Bad Manners

    • Bronze

    Bad Manners

    My Squire is such a sweet puppy whom everyone made a fuss over when she was a baby.  Now that she's no longer a little baby (about 9 months now) how do I get her to be a GOOD girl.  Like I said, she's just being social and sweet, but the bad manners need to stop.
    Like not lunging at people when we're walking.  I have to put her on a tight short leash, and hold on for dear life, and even then she'll pull and pull until she chokes.  And she's SO bad for running across the street to see the neighbours.  We have asked and asked for them to ignore her when she comes, but they don't seem to get it that we don't want her to be dashing across the BUSY street every time she sees them outside.  The other one is that if she finds something more interesting than me or my bf, she'll ignore us... therefore, she's really bad outside on our lawn without a leash, because she won't come when called.
    We've enrolled in a beginner obedience class, but so far all she's learned is that when we're in class and we call her name, if she looks at us, she'll get a treat.  And then she just sits in front of us and stares!
    Such a sweet girl but so irritating sometimes! Help!
    • Gold Top Dog
    Getting her in a training class is an excellent idea and is quite likely to get you well on the road to resolving a lot of the problem you are describing.
     
    I can't understand however, how it is possible for her to dash across the road to see the neighbor whenever they are out.  Put her on a leash when she is outside.
    • Gold Top Dog
    Now that she's no longer a little baby (about 9 months now) how do I get her to be a GOOD girl. Like I said, she's just being social and sweet, but the bad manners need to stop.

     
    classic mistake. You should have insisted on good manners from day one and started training her in basic obedience from the day you brought her home. I'd strongly suggest you never ever ever let her off a long line or leash from now until the day she always comes when called.
    Class will help you, but remember you do need to go home and PRACTICE, every day, multiple times a day, in different settings, the things they go over in class.
    • Gold Top Dog
    I have to agree with Billy.  Unless your front yard is totally fenced (and very few front yards are) your dog needs to be on a leash every time she's outside.

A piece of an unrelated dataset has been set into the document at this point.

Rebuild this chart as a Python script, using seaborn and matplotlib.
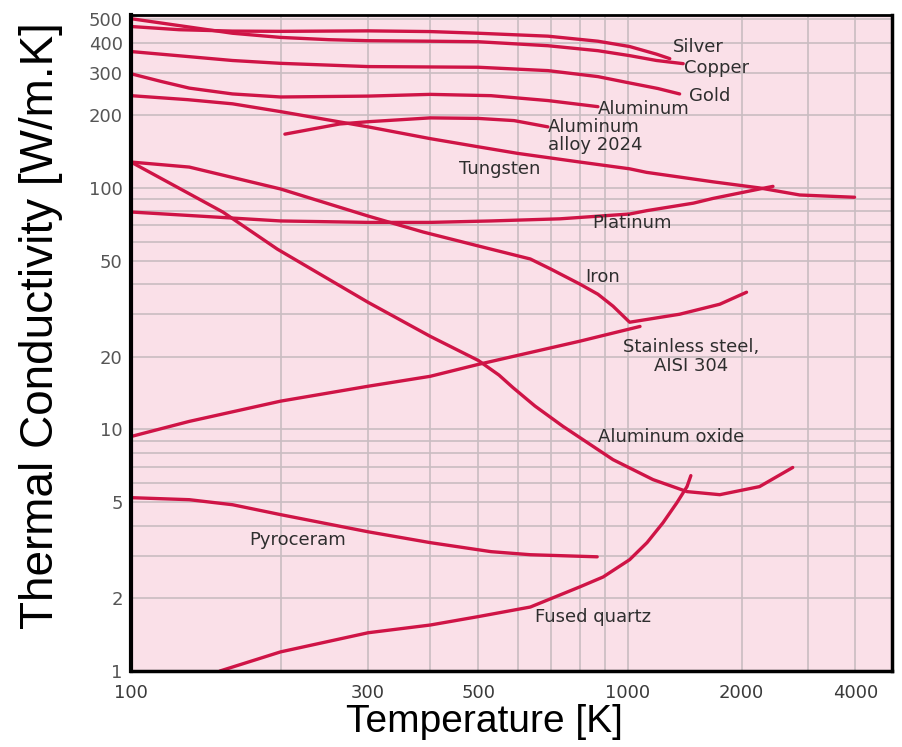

If you need to leave your front door open for a short time, maybe to bring groceries in or something, have her leash firmly fastened to the door knob so she can't dash off.  Her life may depend on that.

    Joyce
    • Puppy
    My Eskie is never off leash - we don't have a fenced yard and it would be pointless anyway unless it was 10 feet tall - these guys can jump - and our previous hounds would just have dug under.  I suggest that you find an obedience class that offers NON treat based training.  Our dog was the star of his class and of his private lessons - with treats - well at 27 months he is now getting specific issues training - has some of same problems you are dealing with - and after just 2 sessions with a private trainer - after his "evaluation" he is now a whole lot better.  For sure it is the Martingale collar and the choke chain I am wearing around my wrist as a "reminder" - but still success is success.  I know a few people whose pets wear harnesses with a choke or a Martingale as an accessory - just to fool the pup.  The smarter the dog the harder to train and Eskies are smart - but I am one step ahead - was trained by 2 super brilliant Dachshunds.
    • Gold Top Dog
    Obediance Classes!
    • Gold Top Dog
    I am going to offer advice on the other side. 
     
    A program that include treats as one of the reinforcers may be more effective than one that uses compulsion and praise.  In many cases, one of the largest problems you face is being more interesting than the distractions of new people and new dogs. ;People food (liver, chicken, cheese, beef) in TINY amounts is very motivating.  It helps get and maintain your dog's interest.  Yes you will need to learn how to phase the treats out to an extent.  However, I dont know of other approaches that result in fewer negative side effects and faster behavior change.  I use treats in my classes.  I dont require it, but most folks switch over pretty quickly when their dog lags behind the class average.  
     
    Large, powerful dogs may also need some adaptive equipment (head collars and other control based tools that do not result in a tight collar on the throat).  Distance is your friend, so when you talk to folks about classes, find out if they have a procedure for allowing dogs more space to develop the skills.  Constantly fighting against your dog in a small space is not really going to help.
    • Moderators
    • Gold Top Dog
    If treats don't motivate the dog, you can try a ball or whatever can drive her attention toward you.  Is this dog a lab?  What breed is it?
    • Gold Top Dog
    I am scared that your dog is going to get hit by a car.  Like everyone else said, if you have an untrained dog, she should NEVER be off-leash unless she is confined to a secure area.  She should never have the opportunity to run across a busy street.  It is not your neighbors' responsibility to keep her from running loose -- it's yours.  She's your dog and you need to keep her safely confined or on leash, 100% of the time, unless and until she is well-trained enough that she sits and stays when you tell her to, does not run away, and comes back when called.  Many dogs never reach that point, and yours clearly is not there.  While you work on training her, you must keep her safe. 

    Obedience classes sound like a good place to start. 
     
    For pulling on leash, try an Easy-walk harness.  More exercise will also help her not pull.